Analyse et décision du directeur

Le 27 avril 2021, alors qu’il était sous la garde du SPSF, le plaignant a reçu un diagnostic de blessure grave. L’AI, qui avait procédé à l’arrestation du plaignant plus tôt ce jour-là, l’a été désigné agent impliqué aux fins de l’enquête de l’UES. Après avoir évalué les éléments de preuve, j’estime qu’il n’y a aucun motif raisonnable de croire que l’AI ait commis une infraction criminelle en lien avec la blessure du plaignant.

En vertu du paragraphe 25 (1) du Code criminel, les policiers sont exonérés de toute responsabilité criminelle lorsqu’ils ont recours à la force dans l’exécution de leurs fonctions, pour autant que cette force n’excède pas ce qui est raisonnablement nécessaire à l’accomplissement de ce qu’il leur est enjoint ou permis de faire en vertu de la loi. Le dossier de preuve ne contient aucun élément qui suggèrerait que l’arrestation du plaignant pour avoir enfreint une condition de sa mise en liberté était illégale.

Par la suite, il n’y a pas suffisamment de preuves fiables d’un possible recours à une force excessive contre le plaignant. Selon un élément de preuve, l’homme aurait subi sa blessure quand l’AI lui aurait tordu le droit avec force en le menottant dans le dos. Il serait néanmoins imprudent et dangereux de fonder des accusations criminelles sur cet élément de preuve pour diverses raisons, notamment l’élément de preuve indiquant que la blessure du plaignant était auto-infligée – le résultat de sa boxe simulée et de ses coups de poing répétés contre les surfaces de sa cellule pendant sa détention.

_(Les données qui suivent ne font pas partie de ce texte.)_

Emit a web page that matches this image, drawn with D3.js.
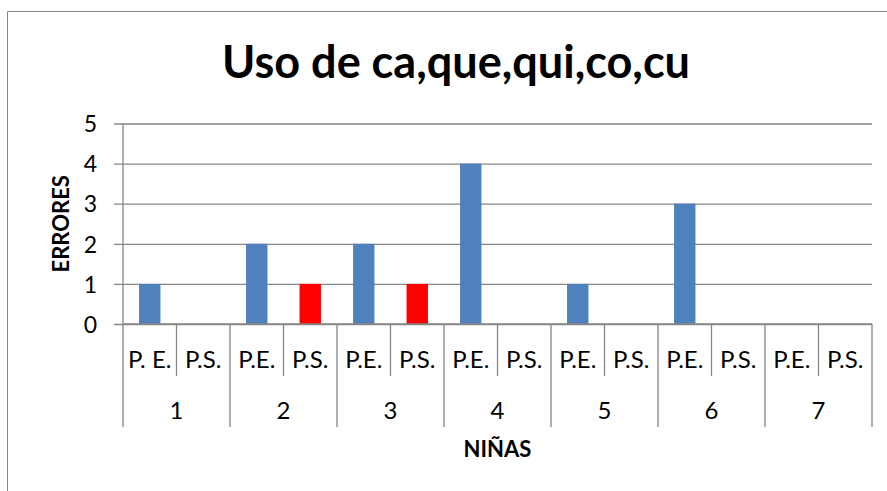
<!DOCTYPE html>
<html>
<head>
<meta charset="utf-8">
<script src="https://cdn.jsdelivr.net/npm/d3@7"></script>
<style>
  body { margin: 0; background: #fff; }
  text { font-family: Lato, "Open Sans", sans-serif; fill: #000; }
</style>
</head>
<body>
<svg id="chart" width="887" height="491"></svg>
<script>
// data
const groups = ["1", "2", "3", "4", "5", "6", "7"];
const subLabels = [["P. E.", "P.S."], ["P.E.", "P.S."], ["P.E.", "P.S."], ["P.E.", "P.S."],
                   ["P.E.", "P.S."], ["P.E.", "P.S."], ["P.E.", "P.S."]];
const peValues = [1, 2, 2, 4, 1, 3, 0];
const psValues = [0, 1, 1, 0, 0, 0, 0];
const yTicks = [0, 1, 2, 3, 4, 5];

const title = "Uso de ca,que,qui,co,cu";
const yTitle = "ERRORES";
const xTitle = "NIÑAS";

const colorPE = "#4F81BD";
const colorPS = "#FF0000";
const gridColor = "#868686";

const svg = d3.select("#chart");

// chart frame (extends past the window on right and bottom)
svg.append("path")
  .attr("d", "M7.5,1000 V11.5 H1000")
  .attr("fill", "none")
  .attr("stroke", gridColor)
  .attr("stroke-width", 1);

const plot = {left: 123, right: 872, top: 123.5, bottom: 324};

// flatten to the 14 sub categories
const cells = [];
groups.forEach((g, i) => {
  cells.push({key: g + "-PE", group: g, label: subLabels[i][0], value: peValues[i], color: colorPE});
  cells.push({key: g + "-PS", group: g, label: subLabels[i][1], value: psValues[i], color: colorPS});
});

const x = d3.scaleBand()
  .domain(cells.map(d => d.key))
  .range([plot.left, plot.right])
  .padding(0);

const xGroup = d3.scaleBand()
  .domain(groups)
  .range([plot.left, plot.right])
  .padding(0);

const y = d3.scaleLinear()
  .domain([0, 5])
  .range([plot.bottom, plot.top]);

// y axis with gridlines
const yAxis = svg.append("g")
  .attr("transform", `translate(${plot.left},0)`)
  .call(d3.axisLeft(y).tickValues(yTicks).tickSize(-(plot.right - plot.left)).tickFormat(d3.format("d")));
yAxis.select(".domain").remove();
yAxis.selectAll(".tick line")
  .attr("x1", -9)
  .attr("stroke", gridColor)
  .attr("stroke-width", 1.3);
yAxis.selectAll(".tick text")
  .attr("x", -26)
  .attr("dy", "0.36em")
  .style("font-size", "23px")
  .style("font-family", "Lato, sans-serif");

svg.append("line")
  .attr("x1", plot.left).attr("x2", plot.left)
  .attr("y1", plot.top).attr("y2", plot.bottom)
  .attr("stroke", gridColor).attr("stroke-width", 1.3);

// bars
const barW = x.bandwidth() / 2.5;
svg.append("g").selectAll("rect")
  .data(cells.filter(d => d.value > 0))
  .join("rect")
  .attr("x", d => x(d.key) + (x.bandwidth() - barW) / 2)
  .attr("y", d => y(d.value))
  .attr("width", barW)
  .attr("height", d => y(0) - y(d.value))
  .attr("fill", d => d.color);

// category axis (two levels)
const xAxis = svg.append("g");
xAxis.append("line")
  .attr("x1", plot.left).attr("x2", plot.right)
  .attr("y1", plot.bottom).attr("y2", plot.bottom)
  .attr("stroke", gridColor).attr("stroke-width", 1.3);

const subBounds = cells.map(d => x(d.key)).concat([plot.right]);
xAxis.selectAll(".subtick")
  .data(subBounds)
  .join("line")
  .attr("class", "subtick")
  .attr("x1", d => d).attr("x2", d => d)
  .attr("y1", plot.bottom)
  .attr("y2", (d, i) => i % 2 === 0 ? 427 : 376)
  .attr("stroke", gridColor).attr("stroke-width", 1.3);

xAxis.selectAll(".sublabel")
  .data(cells)
  .join("text")
  .attr("class", "sublabel")
  .attr("x", d => x(d.key) + x.bandwidth() / 2)
  .attr("y", 368)
  .attr("text-anchor", "middle")
  .style("font-size", "24px")
  .text(d => d.label);

xAxis.selectAll(".grouplabel")
  .data(groups)
  .join("text")
  .attr("class", "grouplabel")
  .attr("x", d => xGroup(d) + xGroup.bandwidth() / 2)
  .attr("y", 419)
  .attr("text-anchor", "middle")
  .style("font-size", "24px")
  .text(d => d);

// titles
svg.append("text")
  .attr("x", 456)
  .attr("y", 78)
  .attr("text-anchor", "middle")
  .attr("textLength", 468)
  .attr("lengthAdjust", "spacingAndGlyphs")
  .style("font-size", "45px")
  .style("font-weight", "bold")
  .text(title);

svg.append("text")
  .attr("transform", `translate(69,${(plot.top + plot.bottom) / 2}) rotate(-90)`)
  .attr("text-anchor", "middle")
  .style("font-size", "22px")
  .style("font-weight", "bold")
  .text(yTitle);

svg.append("text")
  .attr("x", (plot.left + plot.right) / 2)
  .attr("y", 457)
  .attr("text-anchor", "middle")
  .style("font-size", "22px")
  .style("font-weight", "bold")
  .text(xTitle);
</script>
</body>
</html>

Le reste de la preuve montre que rien de malencontreux ne s’est produit sur les lieux de l’arrestation du plaignant. L’AI a indiqué que l’arrestation s’était déroulée sans incident. L’AT no 1, qui était présent lors de l’arrestation, a confirmé que l’AI a placé le plaignant sous garde sans incident.

Au vu du dossier susmentionné, je ne peux raisonnablement pas conclure que l’AI a eu recours à autre chose qu’une force minimale et raisonnable pour arrêter le plaignant, à savoir la force qui aurait été nécessaire pour lui saisir les bras et le menotter. Il n’y a donc pas lieu de déposer des accusations criminelles dans cette affaire, et le dossier est clos.


Date : 21 juin 2021

Approuvé par voie électronique par

Joseph Martino
Directeur
Unité des enquêtes spéciales

Note:

La version originale anglaise signée du rapport fait autorité. En cas de divergence entre cette version et les versions anglaise ou française en ligne, la version originale anglaise signée du rapport l’emporte.